Berlino, durante la guerra fredda, una stazione radio trasmette segnali misteriosi... numeri in codice. Era un'altra epoca, non la Berlino di David Bowie, Lou Reed o nemmeno quella di Christiane F. o della techno del Berghain. Era un mondo sull'orlo di una guerra nucleare e, queste stazioni venivano utilizzate dalle diverse potenze in gioco per trasmettere messaggi cifrati.

Sebbene l'utilizzo sia ancora sconosciuto, negli ultimi anni queste sono state riportate alla luce sotto gli occhi degli appassionati da “The Conet Project: Recordings of Shortwave Numbers Stations” pubblicato in 4 cd influenzando a sua volta anche artisti come Boards Of Canada.

Ed è il frammento di una di queste voci ad essere lo spunto iniziale per quest'opera, che forse potremmo definire un concept album.

Il concetto centrale non sono le number station ma la visione e l'immaginario di Luca Giuoco: un mondo opprimente.

L'atmosfera che si respira è quella dell'industrial degli inizi, di Cabaret Voltaire e Clock DVA, lo stesso approccio minimale, la volontà di creare prima di tutto uno stato d'animo e solo in seguito un brano musicale.

Nonostante il disco sia stato realizzato interamente con strumenti virtuali il musicista torinese mostra di conoscere bene i segreti della sintesi e del suono e all'ascolto dei primi due brani sembra quasi di trovarsi di fronte ad una vecchia cassetta dei primi anni '80, ritrovata per miracolo.

L'autore però ha altre intenzioni e il disco si sviluppa anche in altre direzioni come in “Die Glocken” dove la presenza del campionamento da number station inizia a diventare davvero opprimente, mentre la musica assume i tratti da colonna sonora, vicino a certe produzioni dei Tangerine Dream.

E' tramite questo passaggio che il messaggio cifrato, da comunicazione strategica si fa profezia, appunto, Oracolo, e ne “La Sacerdotessa Elettrica” troviamo un altro cambio di scena, ed entriamo in un mondo quasi cyber-punk, vicino ai Clock DVA di “The Hacker” o certe produzioni della KK Records. Il campionamento diviene suono puro, attraverso il processing e la ripetizione, come nell'esperimento sonoro di Alvin Lucier, “I Am Sitting In A Room”, per poi sfociare ne “La Macchina Della Solitudine” dove la battuta si alza, e pure in assenza di cassa techno, si respira l'atmosfera dei rave illegali, la produzione DIY e quella sorta di attitudine cospirazionista (termine che prediligo rispetto al più comune complottista che ha assunto ben altri significati politici e sociali) e punk.

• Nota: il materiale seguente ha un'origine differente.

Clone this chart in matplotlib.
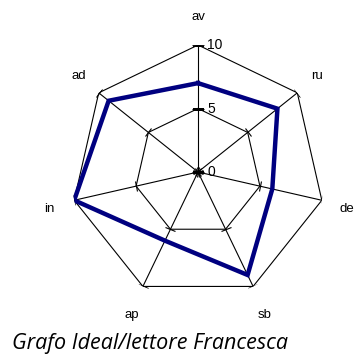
import numpy as np
import matplotlib
matplotlib.use("Agg")
import matplotlib.pyplot as plt
from matplotlib.markers import MarkerStyle
from matplotlib.transforms import Affine2D

categories = ["av", "ru", "de", "sb", "ap", "in", "ad"]
values = [7, 8, 6, 9, 6, 10, 9]
tick_values = [0, 5, 10]
tick_labels = ["0", "5", "10"]
title = "Grafo Ideal/lettore Francesca"

n = len(categories)
angles = np.arange(n) * 2 * np.pi / n

fig = plt.figure(figsize=(3.54, 3.55), dpi=100)
ax = fig.add_axes([0.2006, 0.1577, 0.7175, 0.7155], projection="polar")
ax.set_theta_zero_location("N")
ax.set_theta_direction(-1)
ax.set_ylim(0, 10)
ax.grid(False)
ax.spines["polar"].set_visible(False)
ax.set_xticks([])
ax.set_yticks([])
ax.patch.set_alpha(0)

closed = np.append(angles, angles[0])
# heptagon grid
for r in tick_values[1:]:
    ax.plot(closed, [r] * (n + 1), color="black", lw=0.8, zorder=1)
# axis lines and tick marks
for a in angles:
    ax.plot([a, a], [0, 10], color="black", lw=0.8, zorder=1)
    m = MarkerStyle("_", transform=Affine2D().rotate_deg(-np.degrees(a)))
    ax.plot([a] * len(tick_values), tick_values, linestyle="none", marker=m,
            markersize=8, markeredgewidth=0.8, color="black", zorder=2)

# data
ax.plot(closed, np.append(values, values[0]), color="#000080", lw=3.2, zorder=3,
        solid_joinstyle="miter")

# tick labels on first axis
for v, lab in zip(tick_values, tick_labels):
    ax.annotate(lab, xy=(0, v), xytext=(6.5, 0), textcoords="offset points",
                ha="left", va="center", fontsize=10, family="Liberation Sans")

# category labels, offset outward from each axis tip
for a, c in zip(angles, categories):
    dx, dy = 18.5 * np.sin(a), 21.5 * np.cos(a) - 1.5
    ax.annotate(c, xy=(a, 10), xytext=(dx, dy), textcoords="offset points",
                ha="center", va="center", fontsize=9.5, family="Liberation Sans")

fig.text(0.033, 0.016, title, fontsize=15.5, style="italic", family="Open Sans",
         ha="left", va="baseline")

fig.savefig("out.png", dpi=100)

Un unico appunto va all'ascolto in streaming tramite Bandcamp in cui ogni traccia è separata mentre invece originariamente sono state concepite come un continuo e i due secondi di pausa tra un brano e l'altro spezzano l'atmosfera. Peccato che si tratti di un'uscita solo digitale perché non sarebbe stato affatto male avere una versione fisica, anche in un formato semplice ed economico come la cassetta, perfetto per questo genere.

Un nuovo nome da seguire per tutti gli appassionati di elettronica sperimentale, dalla Grey Area italiana che speriamo possa dare presto un seguito alla sua visione.